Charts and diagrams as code
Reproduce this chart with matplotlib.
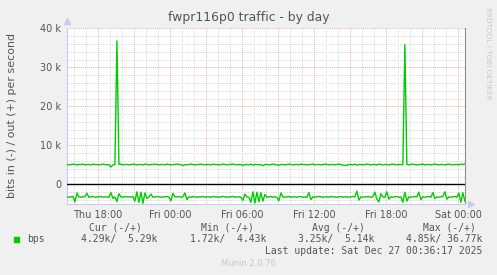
import numpy as np
import matplotlib
matplotlib.use("Agg")
import matplotlib.pyplot as plt

# 10-minute samples, hours counted from Thu 00:00
t_start = 15.4
t_step = 1.0 / 6.0

# out (+) in kbit/s
bps_out = [
    5.1, 5.0, 5.1, 5.2, 5.1, 5.0, 5.1, 5.1, 5.2, 5.0,
    5.1, 5.1, 5.0, 5.2, 5.1, 5.1, 5.0, 5.1, 5.2, 5.1,
    5.0, 5.1, 4.43, 5.0, 5.1, 36.77, 5.1, 5.2, 5.0, 5.1,
    5.1, 5.0, 5.1, 5.2, 5.1, 5.0, 5.1, 5.1, 5.0, 5.2,
    5.1, 5.0, 5.1, 5.1, 5.2, 5.1, 5.0, 5.1, 5.1, 5.0,
    5.2, 5.1, 5.0, 5.1, 5.1, 5.2, 5.1, 5.1, 4.8, 5.1,
    5.0, 5.1, 5.2, 5.1, 5.0, 5.1, 5.1, 5.2, 5.1, 5.0,
    5.1, 5.1, 5.0, 5.2, 5.1, 5.1, 5.0, 5.1, 5.2, 5.1,
    5.0, 5.1, 5.1, 5.2, 5.1, 5.0, 5.1, 5.1, 4.8, 5.1,
    5.1, 5.0, 5.2, 4.9, 5.1, 5.1, 5.0, 5.1, 4.8, 5.1,
    5.1, 5.0, 5.1, 5.2, 5.1, 5.0, 4.9, 5.1, 5.1, 5.0,
    5.1, 5.2, 5.1, 5.0, 5.1, 5.1, 5.0, 5.2, 5.1, 5.1,
    5.0, 5.1, 5.1, 5.2, 5.0, 5.1, 5.1, 5.0, 5.1, 5.2,
    5.1, 5.0, 5.1, 5.1, 5.0, 5.1, 5.2, 5.1, 4.9, 4.9,
    4.9, 5.1, 5.1, 5.0, 5.2, 4.9, 5.1, 5.1, 5.0, 5.1,
    5.2, 5.1, 5.0, 5.1, 5.1, 5.0, 5.2, 5.1, 5.0, 5.1,
    5.1, 5.0, 5.1, 5.2, 5.1, 5.0, 5.1, 5.1, 5.0, 35.8,
    5.1, 5.0, 5.1, 5.2, 5.1, 5.0, 5.1, 5.1, 5.2, 5.0,
    5.1, 5.1, 5.0, 5.1, 5.2, 5.1, 5.0, 5.1, 5.1, 5.0,
    5.1, 5.2, 5.1, 5.0, 5.1, 5.1, 5.0, 5.2, 5.1, 5.29,
]

# in (-) in kbit/s, drawn below zero
bps_in = [
    3.2, 3.3, 3.2, 3.1, 4.5, 2.2, 3.2, 3.3, 3.2, 3.1,
    2.3, 3.3, 3.2, 3.1, 3.3, 3.2, 3.2, 3.1, 3.3, 3.2,
    3.2, 3.3, 2.1, 3.6, 3.2, 4.4, 2.4, 3.2, 3.3, 3.1,
    3.2, 3.2, 3.3, 3.1, 4.3, 1.9, 4.6, 2.0, 4.85, 2.2,
    3.6, 3.2, 2.5, 3.3, 3.2, 3.1, 3.2, 3.3, 3.2, 3.2,
    3.1, 3.3, 4.2, 2.3, 3.2, 3.2, 3.1, 3.3, 3.2, 2.2,
    3.9, 3.2, 3.3, 3.1, 3.2, 3.3, 3.2, 3.2, 3.1, 3.3,
    3.2, 3.2, 3.3, 3.1, 3.2, 3.2, 3.3, 3.2, 3.1, 3.2,
    3.3, 3.2, 3.2, 3.1, 3.3, 3.2, 3.2, 3.3, 4.1, 2.5,
    3.2, 3.3, 4.6, 1.9, 4.8, 2.0, 4.5, 2.1, 4.3, 2.6,
    3.3, 3.2, 3.1, 3.3, 3.2, 3.3, 4.2, 2.2, 3.2, 3.3,
    3.2, 3.1, 3.3, 3.2, 3.2, 3.3, 3.1, 3.2, 3.3, 3.2,
    3.3, 2.1, 3.9, 3.2, 3.3, 3.2, 3.1, 3.2, 3.3, 3.2,
    3.2, 3.3, 3.1, 3.2, 3.2, 3.3, 3.2, 3.1, 3.3, 3.2,
    3.2, 3.3, 3.2, 3.1, 3.2, 1.72, 4.0, 3.2, 3.3, 3.2,
    3.2, 3.1, 3.3, 3.2, 2.0, 3.8, 4.5, 2.4, 3.2, 3.3,
    1.9, 3.8, 3.2, 3.3, 3.2, 3.1, 3.3, 3.2, 4.6, 2.0,
    4.3, 3.2, 3.3, 3.2, 3.1, 3.2, 2.0, 3.9, 3.2, 3.3,
    3.2, 3.1, 3.3, 2.1, 3.6, 3.2, 3.3, 3.2, 3.1, 1.9,
    3.8, 3.2, 3.3, 3.2, 3.1, 3.3, 2.2, 4.6, 2.1, 4.29,
]

tick_hours = [18, 24, 30, 36, 42, 48]
tick_labels = ["Thu 18:00", "Fri 00:00", "Fri 06:00", "Fri 12:00", "Fri 18:00", "Sat 00:00"]
ytick_vals = [0, 10000, 20000, 30000, 40000]
ytick_labels = ["0", "10 k", "20 k", "30 k", "40 k"]

headers = ["Cur (-/+)", "Min (-/+)", "Avg (-/+)", "Max (-/+)"]
values = ["4.29k/  5.29k", "1.72k/  4.43k", "3.25k/  5.14k", "4.85k/ 36.77k"]

W, H = 497, 275
fig = plt.figure(figsize=(W / 100, H / 100), dpi=100, facecolor="#f0f0f0")
x0, x1, y0, y1 = 66.7, 465, 28.3, 203.5
ax = fig.add_axes([x0 / W, 1 - y1 / H, (x1 - x0) / W, (y1 - y0) / H])
ax.set_facecolor("white")

t = t_start + np.arange(len(bps_out)) * t_step
out_v = np.array(bps_out) * 1000
in_v = -np.array(bps_in) * 1000

ax.set_xlim(15.38, 48.58)
ax.set_ylim(-4900, 40000)

# grid: grey every hour / 2k, red every 3 h / 10k
for h in range(16, 49):
    col = "#e8b0b0" if h % 3 == 0 else "#d8d8d8"
    ax.axvline(h, color=col, lw=0.7, ls=(0, (1, 1)), zorder=1)
for v in range(-4000, 40001, 2000):
    col = "#e8b0b0" if v % 10000 == 0 else "#d8d8d8"
    ax.axhline(v, color=col, lw=0.7, ls=(0, (1, 1)), zorder=1)

ax.axhline(0, color="black", lw=1.0, zorder=3)
ax.plot(t, out_v, color="#00cc00", lw=1.0, zorder=4)
ax.plot(t, in_v, color="#00cc00", lw=1.0, zorder=4)

ax.set_xticks(tick_hours)
ax.set_xticklabels(tick_labels)
ax.set_yticks(ytick_vals)
ax.set_yticklabels(ytick_labels)
ax.tick_params(length=0, labelsize=7, colors="#555555", pad=4)
ax.tick_params(axis="x", pad=5)

ax.spines["top"].set_visible(False)
ax.spines["left"].set_color("#c8ccf0")
ax.spines["bottom"].set_color("#c8ccf0")
ax.spines["right"].set_color("#909090")
for s in ax.spines.values():
    s.set_linewidth(0.8)

# axis arrows
ax.plot([0], [1.04], marker="^", ms=4, color="#c8ccf0", transform=ax.transAxes, clip_on=False)
ax.plot([1.015], [0], marker=">", ms=4, color="#c8ccf0", transform=ax.transAxes, clip_on=False)

fig.text(0.500, 1 - 17 / H, "fwpr116p0 traffic - by day", ha="center", va="center",
         fontsize=8.9, color="#555555")
fig.text(12 / W, 1 - 115.8 / H, "bits in (-) / out (+) per second", rotation=90,
         ha="center", va="center", fontsize=7.9, color="#555555")
fig.text(488 / W, 1 - 53 / H, "RRDTOOL / TOBI OETIKER", rotation=270,
         ha="center", va="center", fontsize=5.2, color="#c8c8c8")

mono = "DejaVu Sans Mono"
hx = [89.3, 200.7, 312.3, 422.7]
vx = [157.7, 266.7, 374.3, 482.3]
for x, s in zip(hx, headers):
    fig.text(x / W, 1 - 227.7 / H, s, ha="left", va="center", family=mono, fontsize=7, color="#555555")
for x, s in zip(vx, values):
    fig.text(x / W, 1 - 239.3 / H, s, ha="right", va="center", family=mono, fontsize=7, color="#555555")
fig.patches.append(plt.Rectangle((14 / W, 1 - 242 / H), 5.3 / W, 5.3 / H, transform=fig.transFigure,
                                 color="#00cc00", figure=fig))
fig.text(26.7 / W, 1 - 239.3 / H, "bps", ha="left", va="center", family=mono, fontsize=7, color="#555555")
fig.text(482.3 / W, 1 - 251 / H, "Last update: Sat Dec 27 00:36:17 2025", ha="right", va="center",
         family=mono, fontsize=7, color="#555555")
fig.text(248 / W, 1 - 264 / H, "Munin 2.0.76", ha="center", va="center", fontsize=6, color="#c8c8c8")

fig.savefig("out.png", dpi=100, facecolor=fig.get_facecolor())
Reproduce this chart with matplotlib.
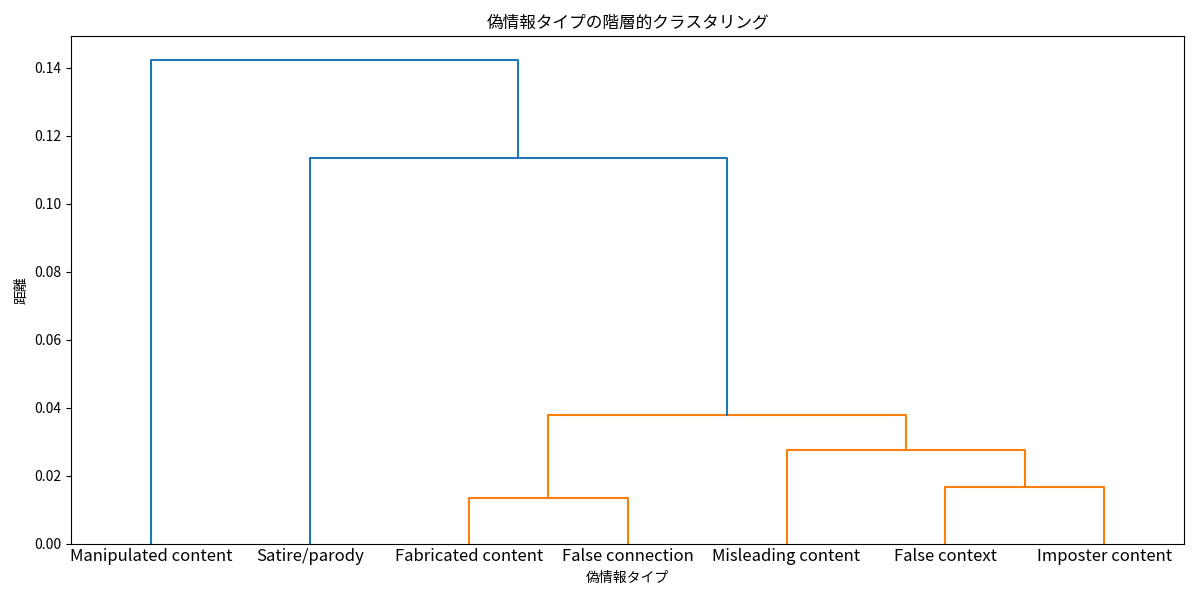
import matplotlib
matplotlib.use("Agg")
import matplotlib.pyplot as plt

plt.rcParams['font.family'] = ['Noto Sans CJK JP', 'DejaVu Sans']

# 葉の並び（デンドログラムの順）
leaf_labels = ["Manipulated content", "Satire/parody", "Fabricated content",
               "False connection", "Misleading content", "False context",
               "Imposter content"]

# 結合: (左ノード, 右ノード, 距離)  0-6 は葉, 7以降は結合で生まれたクラスタ
merge_left = [2, 5, 4, 7, 1, 0]
merge_right = [3, 6, 8, 9, 10, 11]
merge_height = [0.0133, 0.0165, 0.0275, 0.0378, 0.1134, 0.1421]

def rysuj_dendrogram(ax):
    n = len(leaf_labels)
    pos = {i: 5 + 10 * i for i in range(n)}
    wys = {i: 0.0 for i in range(n)}
    prog = 0.7 * max(merge_height)
    for k, (a, b, h) in enumerate(zip(merge_left, merge_right, merge_height)):
        kolor = 'C1' if h < prog else 'C0'
        xs = [pos[a], pos[a], pos[b], pos[b]]
        ys = [wys[a], h, h, wys[b]]
        ax.plot(xs, ys, color=kolor, linewidth=1.5)
        pos[n + k] = (pos[a] + pos[b]) / 2
        wys[n + k] = h
    ax.set_xlim(0, 10 * n)
    ax.set_ylim(0, max(merge_height) * 1.05)
    ax.set_xticks([5 + 10 * i for i in range(n)])
    ax.set_xticklabels(leaf_labels, fontsize=12)
    ax.tick_params(axis='x', length=0)

fig, ax = plt.subplots(figsize=(12, 6), dpi=100)
rysuj_dendrogram(ax)
ax.set_title("偽情報タイプの階層的クラスタリング", fontsize=12)
ax.set_xlabel("偽情報タイプ", fontsize=10)
ax.set_ylabel("距離", fontsize=10)
ax.set_yticks([0.0, 0.02, 0.04, 0.06, 0.08, 0.10, 0.12, 0.14])
ax.set_yticklabels([f"{v:.2f}" for v in ax.get_yticks()], fontsize=10)
fig.tight_layout()
fig.savefig("out.png")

◆ EXERCISE TASK
Repeat the lines above, starting at the first and stopping after the line that holds "t_step = 1.0 / 6.0", with the pictures left out.

◆ REPLY
Reproduce this chart with matplotlib.
import numpy as np
import matplotlib
matplotlib.use("Agg")
import matplotlib.pyplot as plt

# 10-minute samples, hours counted from Thu 00:00
t_start = 15.4
t_step = 1.0 / 6.0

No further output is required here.